Now add the following functions to the class:

func getAlbums() -> [Album] {
  return albums
}
  
func addAlbum(_ album: Album, at index: Int) {
  if (albums.count >= index) {
    albums.insert(album, at: index)
  } else {
    albums.append(album)
  }
}
  
func deleteAlbum(at index: Int) {
  albums.remove(at: index)
}

These methods allow you to get, add, and delete albums.

Build your project just to make sure everything still compiles correctly.

At this point, you might wonder where the PersistencyManager class comes in since it’s not a Singleton. You’ll see the relationship between LibraryAPI and PersistencyManager in the next section where you’ll look at the Facade design pattern.

The Facade Design Pattern

The Facade design pattern provides a single interface to a complex subsystem. Instead of exposing the user to a set of classes and their APIs, you only expose one simple unified API.

The following image explains this concept:

The user of the API is completely unaware of the complexity that lies beneath. This pattern is ideal when working with a large number of classes, particularly when they are complicated to use or difficult to understand.
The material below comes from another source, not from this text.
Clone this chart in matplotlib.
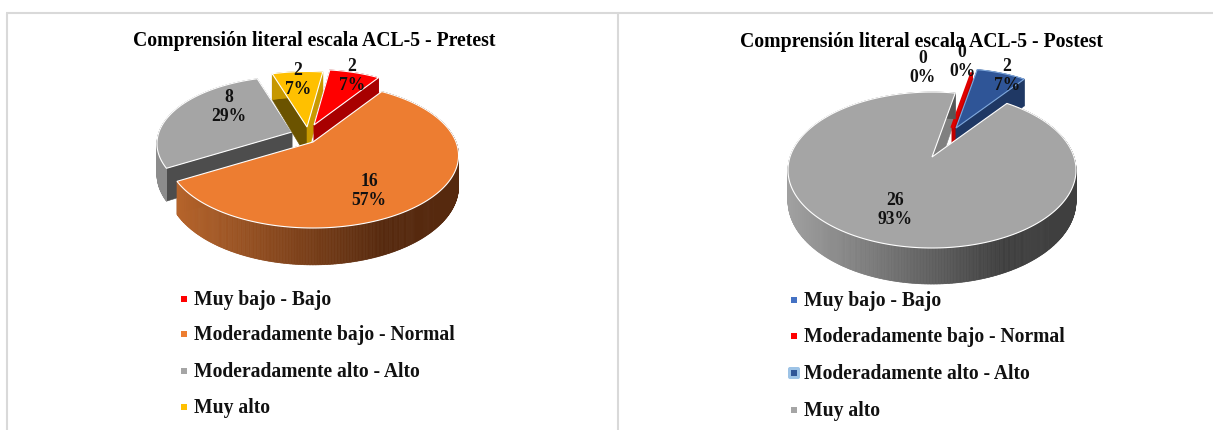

The Facade pattern decouples the code that uses the system from the interface and implementation of the classes you’re hiding; it also reduces dependencies of outside code on the inner workings of your subsystem. This is also useful if the classes under the facade are likely to change, as the facade class can retain the same API while things change behind the scenes.

For example, if the day comes when you want to replace your backend service, you won’t have to change the code that uses your API, just the code inside your Facade.